═════ SOURCE MATERIAL

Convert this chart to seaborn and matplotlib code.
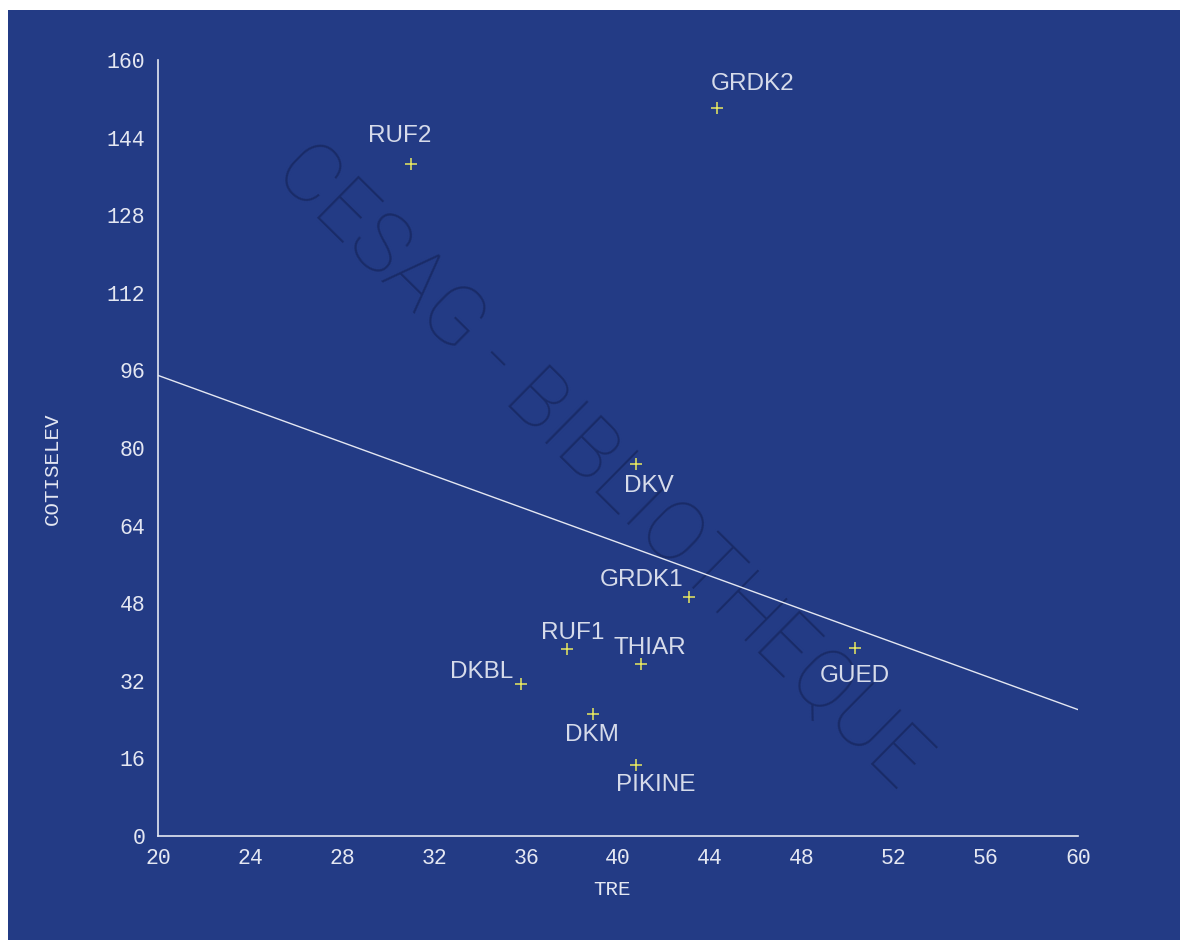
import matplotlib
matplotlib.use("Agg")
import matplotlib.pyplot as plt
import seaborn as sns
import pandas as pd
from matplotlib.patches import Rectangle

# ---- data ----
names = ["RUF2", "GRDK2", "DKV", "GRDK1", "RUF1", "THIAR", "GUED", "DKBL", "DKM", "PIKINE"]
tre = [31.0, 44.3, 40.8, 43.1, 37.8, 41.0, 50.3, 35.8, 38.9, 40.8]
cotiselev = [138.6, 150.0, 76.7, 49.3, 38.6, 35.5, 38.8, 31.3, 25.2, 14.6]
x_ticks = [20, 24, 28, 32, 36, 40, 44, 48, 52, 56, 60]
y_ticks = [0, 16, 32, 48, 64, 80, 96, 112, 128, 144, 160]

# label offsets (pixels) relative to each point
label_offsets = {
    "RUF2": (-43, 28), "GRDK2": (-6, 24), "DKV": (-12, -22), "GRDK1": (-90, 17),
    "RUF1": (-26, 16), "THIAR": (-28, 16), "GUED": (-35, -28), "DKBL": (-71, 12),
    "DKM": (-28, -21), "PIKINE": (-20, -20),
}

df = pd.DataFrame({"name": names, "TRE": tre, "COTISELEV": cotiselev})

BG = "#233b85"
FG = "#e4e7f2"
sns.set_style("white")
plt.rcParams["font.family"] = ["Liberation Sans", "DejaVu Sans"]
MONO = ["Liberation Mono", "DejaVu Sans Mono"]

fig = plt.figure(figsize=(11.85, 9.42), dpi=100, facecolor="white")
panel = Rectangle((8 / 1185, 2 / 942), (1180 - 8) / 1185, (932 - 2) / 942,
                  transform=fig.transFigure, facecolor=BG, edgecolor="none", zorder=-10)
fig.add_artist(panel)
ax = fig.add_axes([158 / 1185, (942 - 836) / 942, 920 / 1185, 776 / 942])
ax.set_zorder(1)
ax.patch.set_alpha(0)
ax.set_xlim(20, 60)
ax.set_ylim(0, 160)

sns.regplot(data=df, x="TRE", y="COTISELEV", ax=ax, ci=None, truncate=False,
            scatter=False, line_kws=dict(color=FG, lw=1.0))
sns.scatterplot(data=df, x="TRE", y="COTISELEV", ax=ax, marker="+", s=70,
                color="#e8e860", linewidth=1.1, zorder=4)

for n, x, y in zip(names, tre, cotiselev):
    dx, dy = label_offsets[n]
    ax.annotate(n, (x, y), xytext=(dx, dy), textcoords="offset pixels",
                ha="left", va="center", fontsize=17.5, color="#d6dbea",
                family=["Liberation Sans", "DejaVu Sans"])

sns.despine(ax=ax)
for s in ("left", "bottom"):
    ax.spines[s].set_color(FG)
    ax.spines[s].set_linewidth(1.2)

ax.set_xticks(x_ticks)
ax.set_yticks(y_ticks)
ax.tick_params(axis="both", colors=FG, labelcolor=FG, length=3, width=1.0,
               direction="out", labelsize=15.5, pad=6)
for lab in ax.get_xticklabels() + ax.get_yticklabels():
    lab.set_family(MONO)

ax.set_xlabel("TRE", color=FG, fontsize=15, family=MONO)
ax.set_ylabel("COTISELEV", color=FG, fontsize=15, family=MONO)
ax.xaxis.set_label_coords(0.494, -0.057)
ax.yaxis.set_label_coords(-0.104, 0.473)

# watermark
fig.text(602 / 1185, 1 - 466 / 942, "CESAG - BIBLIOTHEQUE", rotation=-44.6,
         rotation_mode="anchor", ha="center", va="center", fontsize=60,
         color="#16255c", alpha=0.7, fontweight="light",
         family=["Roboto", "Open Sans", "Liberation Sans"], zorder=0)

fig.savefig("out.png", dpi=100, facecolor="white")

══════════

## [INSTRUCTIONS TO FOLLOW]
Write out exactly the opening lines of the data, stopping after the line that holds "128, 144, 160]". Exclude pictures.

## [RESPONSE]
Convert this chart to seaborn and matplotlib code.
import matplotlib
matplotlib.use("Agg")
import matplotlib.pyplot as plt
import seaborn as sns
import pandas as pd
from matplotlib.patches import Rectangle

# ---- data ----
names = ["RUF2", "GRDK2", "DKV", "GRDK1", "RUF1", "THIAR", "GUED", "DKBL", "DKM", "PIKINE"]
tre = [31.0, 44.3, 40.8, 43.1, 37.8, 41.0, 50.3, 35.8, 38.9, 40.8]
cotiselev = [138.6, 150.0, 76.7, 49.3, 38.6, 35.5, 38.8, 31.3, 25.2, 14.6]
x_ticks = [20, 24, 28, 32, 36, 40, 44, 48, 52, 56, 60]
y_ticks = [0, 16, 32, 48, 64, 80, 96, 112, 128, 144, 160]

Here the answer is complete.